On Tuesday, The Federalist posted an article about the actions of private corporations regarding the war in Ukraine. Private corporations are denying services or products to Russia or to entitles connected to Russia. They are conducting their own private boycotts. Some of these companies are major corporation such as American Express, Apple, and Microsoft. That may seem like a good thing, but the pattern is troubling.

The article reports:

It could be tempting to cheer the move for targeting Russia’s authoritarian regime and condemning Russian President Vladimir Putin’s unprovoked attacks on the people of Ukraine. But the actions by private companies against Russians are part of a larger swing by U.S. corporations to deny services to those whose opinions they deem unacceptable — and that’s exactly the kind of social credit system Russia is building to impose on its own people.

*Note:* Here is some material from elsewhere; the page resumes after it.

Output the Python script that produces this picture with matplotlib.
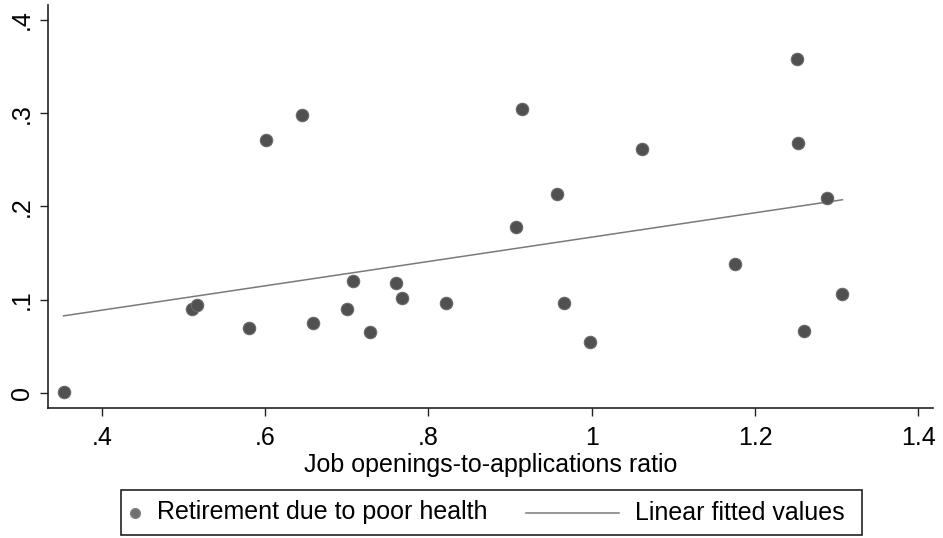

That’s what we saw in Canada when bank accounts and other assets of protesting truckers were frozen.

The article notes:

Punishment might include anything from slower internet speeds to being barred from flying or staying in certain hotels. There have also been reports of people being denied higher education and having their pets confiscated.

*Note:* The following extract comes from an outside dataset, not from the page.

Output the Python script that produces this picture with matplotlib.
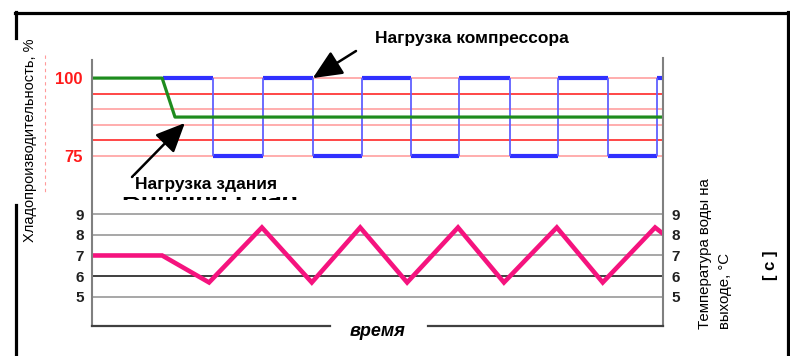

If you think comparisons between Russia and China’s authoritarian credit systems and the increasing dragnet in the United States are outlandish, just think about how Mastercard and American Express blocked donations to Americans whose beliefs about the 2020 election were found unacceptable, while Visa’s political action committee used the Capitol riot on Jan. 6, 2021 to “temporarily suspend[] all political donations.” Paypal, Venmo, and Shopify all went after people who were supposedly involved in the riot.

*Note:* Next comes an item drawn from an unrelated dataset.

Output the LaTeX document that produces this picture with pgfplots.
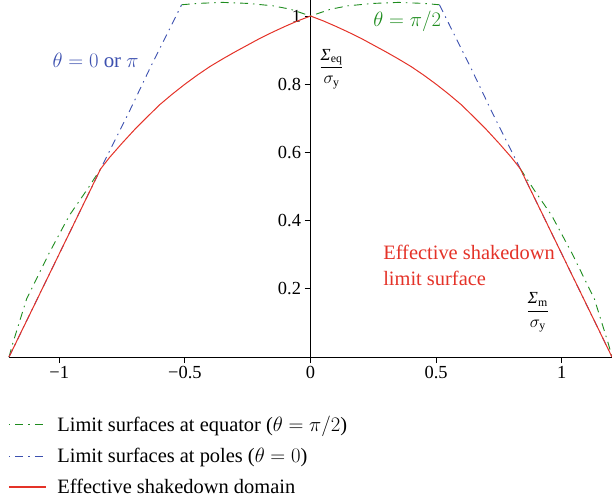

A friend of mine had her Paypal account terminated because she used a credit card to buy a hamburger in Washington on the weekend of January 6th. She did not go near the Capitol–she went back to her hotel room after the rally, but her Paypal account was still canceled because her credit card company reported that she had made a transaction in Washington that weekend. This is not the America I grew up in.

The article concludes:

We shouldn’t cheer U.S. firms for appointing themselves the arbiters of who deserves to participate in our economy (and by extension, our society). If they can do it to Russia, they can do it to you.

But we also shouldn’t cheer such actions because they move us one step closer to blurring the line between ourselves and the authoritarian tyrants we purport to denounce. If we defeat Russia or China by making our differences unrecognizable, we’ve already lost.